The Illinois Workers’ Rights Amendment opens the door for new groups of formerly excluded workers to unionize and press for stronger legal protections to do so. Similar constitutional guarantees have already helped workers challenge their exclusion from labor law in other states. In New York, farmworkers reversed their long-standing exclusion from a New York state labor law when a 2019 state appellate court ruled that all workers have a right to collectively bargain under the state constitution. Just two months later, New York passed a state law creating a framework obligating agricultural employers to bargain in good faith with farmworkers who unionize, and last year certified the state’s first farmworker union. Similarly, the Supreme Court of New Jersey has ruled that state constitutional language guaranteeing collective bargaining rights carries an obligation for employers to recognize and bargain with farmworkers who unionize.
It remains to be seen how workers formerly excluded from labor law protections might make use of new constitutional rights in Illinois. The amendment lays a solid foundation for workers regardless of occupation to exercise and vigorously defend their rights to unionize at work, and, if necessary, in the courts and the state legislature. Among groups of Illinois workers who could look to new protections to bolster their ongoing organizing are domestic workers who’ve already gained important new labor standards (but not collective bargaining rights) via both state and local Domestic Workers Bills of Rights laws, and Chicago Uber and Lyft drivers currently organizing for better wages and safety protections via city ordinance.

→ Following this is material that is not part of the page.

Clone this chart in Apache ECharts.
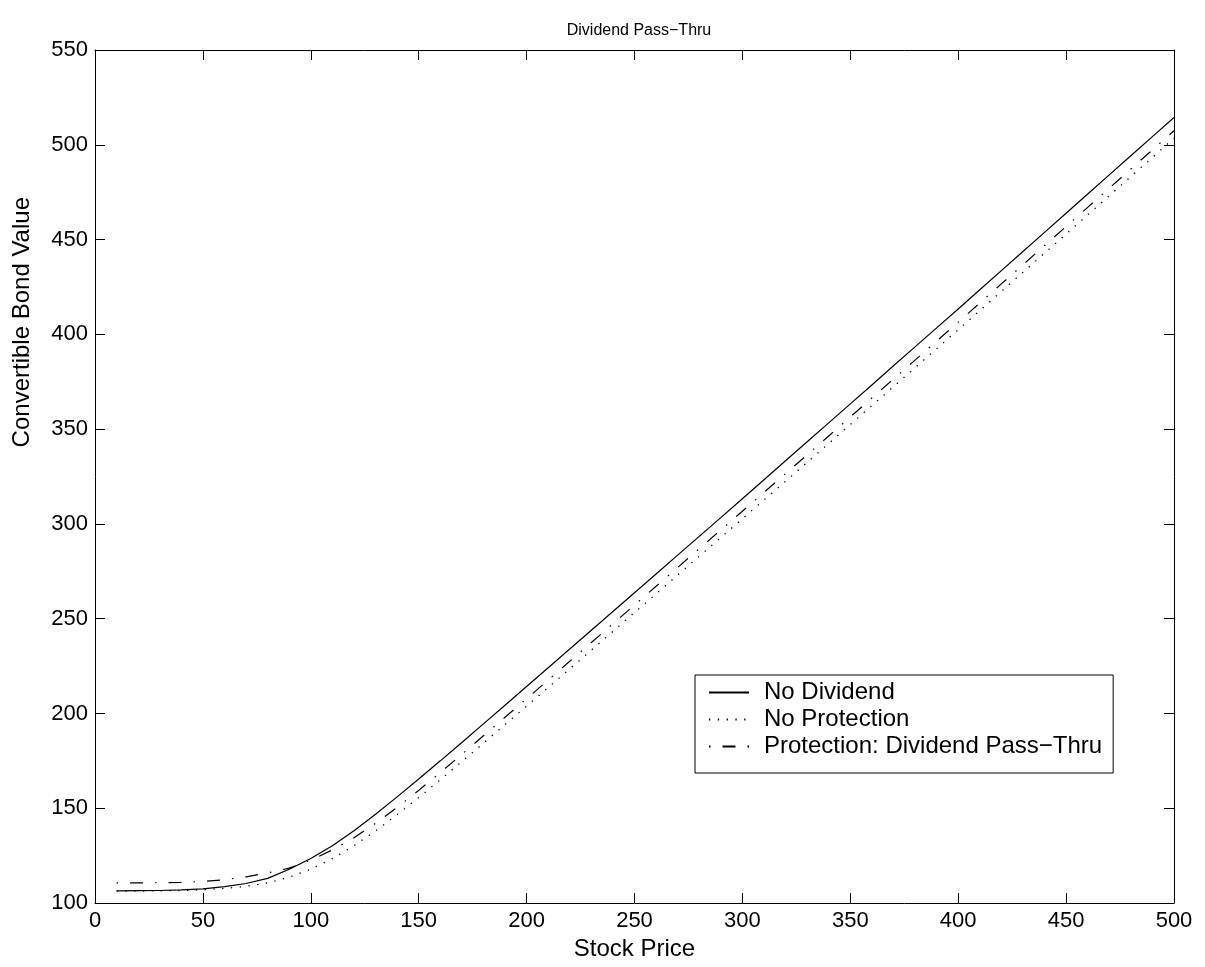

The amendment also may provide essential permanent protection to groups of private-sector workers such as graduate teaching and research assistants, whose status under federal labor law has been otherwise historically precarious and left to shifting opinions of National Labor Relations Board appointees. Unions representing thousands of graduate employees currently unionizing on private university campuses in Illinois were among those active in endorsing the amendment for this reason.
With or without constitutional language in place, now is the moment for state legislators to follow Illinois’ example and empower workers to build (and rebuild) unions, especially in states where a decade of anti-union policy attacks has lowered wages and deepened inequality. Some Michigan legislators are already announcing interest in proposing a repeal of the state’s RTW law, for example. Congress could, of course, take major steps toward restoring and expanding bargaining rights nationwide with passage of bills like the Protecting the Right to Organize (PRO) Act, the Public Service Freedom to Negotiate Act, and a federal Domestic Workers Bill of Rights.
But until Congress enacts such major federal labor law reforms, states must take the lead on ensuring all workers have full union and collective bargaining rights. States with collective bargaining statutes in place can strengthen and expand them, and states yet to act can take steps to ensure full rights for the millions of public-sector, agricultural, and domestic workers who are otherwise excluded from federal labor law. At a moment of historically high approval for unions, voters across the country are looking to unions as critical vehicles for fixing what’s broken at work and in our wildly unequal economy. Far too many U.S. workers still lack any legal pathway to a union contract, and it’s time for state policymakers to follow Illinois in making sure they have one.